Kerry aides said he did support redeploying troops from
South Korea, but only if North Korea made concessions in
talks to dismantle its nuclear weapons program. 

Laura Bush also joined the fire and counterfire over the
war against terrorism on Tuesday. In an interview with
Diane Sawyer on ABC's "Good Morning America," Mrs. Bush
said that when her husband said he did not think America
could win the war, he was emphasizing the unconventional
nature of the struggle. 

"This isn't a war with a country where you're going to have
a surrender at some point," Mrs. Bush told Ms. Sawyer. "But
the fact is, as we look around the world, we are already
winning the war on terror." 

Mr. Bush was accompanied on Tuesday by Senator John McCain
of Arizona, who has repeatedly promised to press the
president to denounce commercials by a group of Vietnam War
veterans who say that Mr. Kerry lied about his war record. 
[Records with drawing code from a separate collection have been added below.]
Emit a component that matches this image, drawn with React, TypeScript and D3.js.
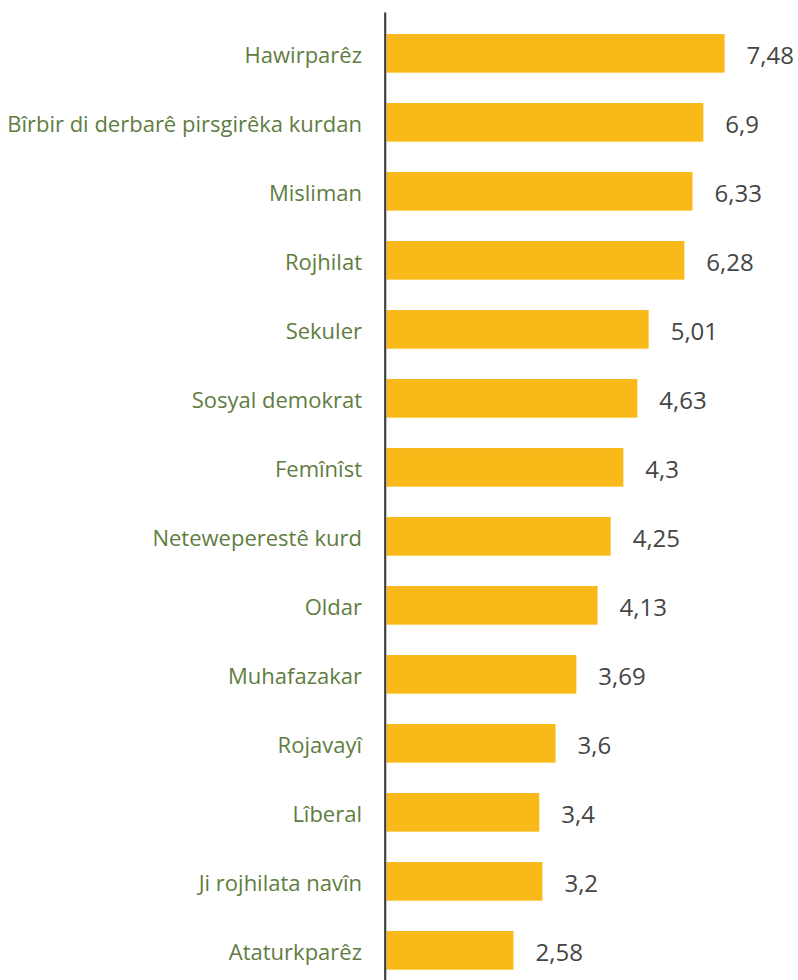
import React from "react";
import * as d3 from "d3";

const categories = [
  "Hawirparêz",
  "Bîrbir di derbarê pirsgirêka kurdan",
  "Misliman",
  "Rojhilat",
  "Sekuler",
  "Sosyal demokrat",
  "Femînîst",
  "Neteweperestê kurd",
  "Oldar",
  "Muhafazakar",
  "Rojavayî",
  "Lîberal",
  "Ji rojhilata navîn",
  "Ataturkparêz",
];

// bar lengths as drawn in the picture
const barValues = [7.48, 7.01, 6.77, 6.59, 5.8, 5.55, 5.24, 4.96, 4.67, 4.2, 3.74, 3.38, 3.45, 2.81];

// data labels as printed
const valueLabels = ["7,48", "6,9", "6,33", "6,28", "5,01", "4,63", "4,3", "4,25", "4,13", "3,69", "3,6", "3,4", "3,2", "2,58"];

const W = 798;
const H = 980;

export default function App() {
  const x = d3.scaleLinear().domain([0, 8]).range([386.5, 386.5 + 8 * 45.2]);
  const y = d3
    .scaleBand<string>()
    .domain(categories)
    .range([18.85, 18.85 + categories.length * 69])
    .paddingInner(0.44)
    .paddingOuter(0.22);

  return (
    <svg
      width={W}
      height={H}
      style={{ position: "absolute", left: 0, top: 0, background: "#fff" }}
      fontFamily="'Open Sans', sans-serif"
    >
      {categories.map((c, i) => {
        const yy = y(c)!;
        const bw = y.bandwidth();
        return (
          <g key={c}>
            <rect x={x(0)} y={yy} width={x(barValues[i]) - x(0)} height={bw} fill="#F9B918" />
            <text
              x={362}
              y={yy + bw / 2 + 0.5}
              textAnchor="end"
              dominantBaseline="central"
              fontSize={22}
              fill="#5F7D41"
            >
              {c}
            </text>
            <text
              x={x(barValues[i]) + 22}
              y={yy + bw / 2 + 0.8}
              dominantBaseline="central"
              fontSize={24}
              fill="#454545"
            >
              {valueLabels[i]}
            </text>
          </g>
        );
      })}
      <line x1={385.2} x2={385.2} y1={12.5} y2={H} stroke="#404040" strokeWidth={2.2} />
    </svg>
  );
}
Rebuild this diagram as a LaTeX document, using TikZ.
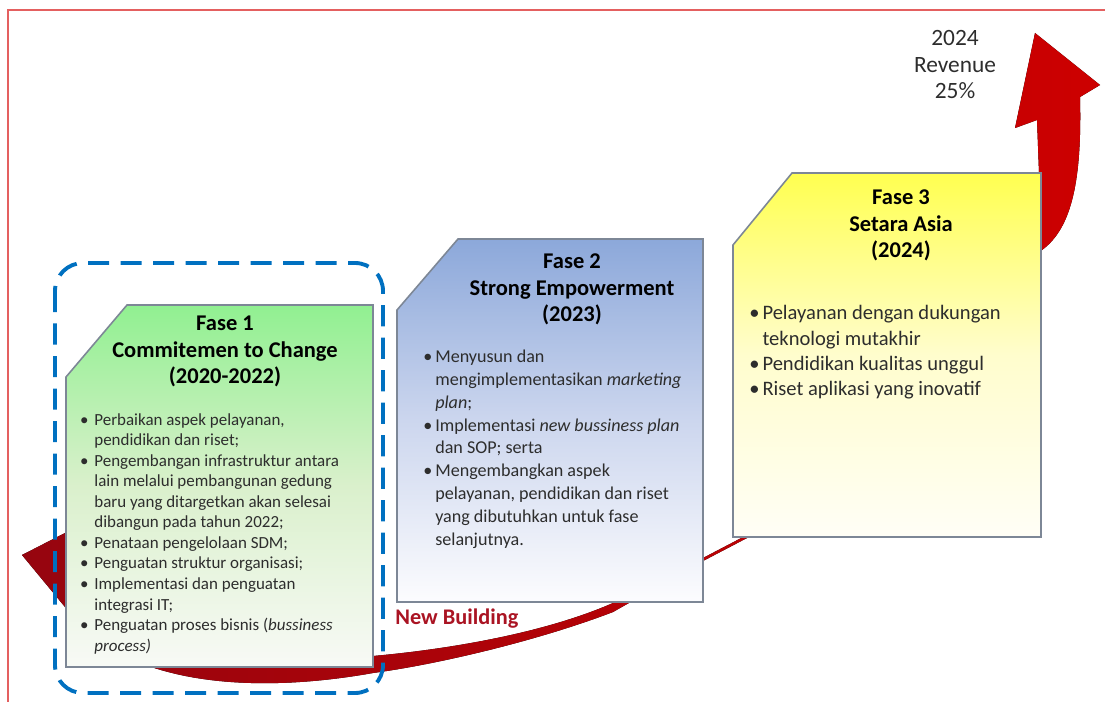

Mr. McCain told reporters in Nashville that he had not yet
spoken to the president about the issue, but would try to
do so later in the day. "One thing you don't want to do
with the president of the United States is try to, you
know, really? He knows how I feel. We've discussed that and
many issues. It's important, but it's not the overriding
issue of our relationship." 

Mr. McCain also played down Mr. Bush's comments to Mr.
Lauer. "What he meant was, we're never going to have a
peace signing on the Missouri," Mr. McCain said, referring
to Japan's surrender on the battleship Missouri in 1945.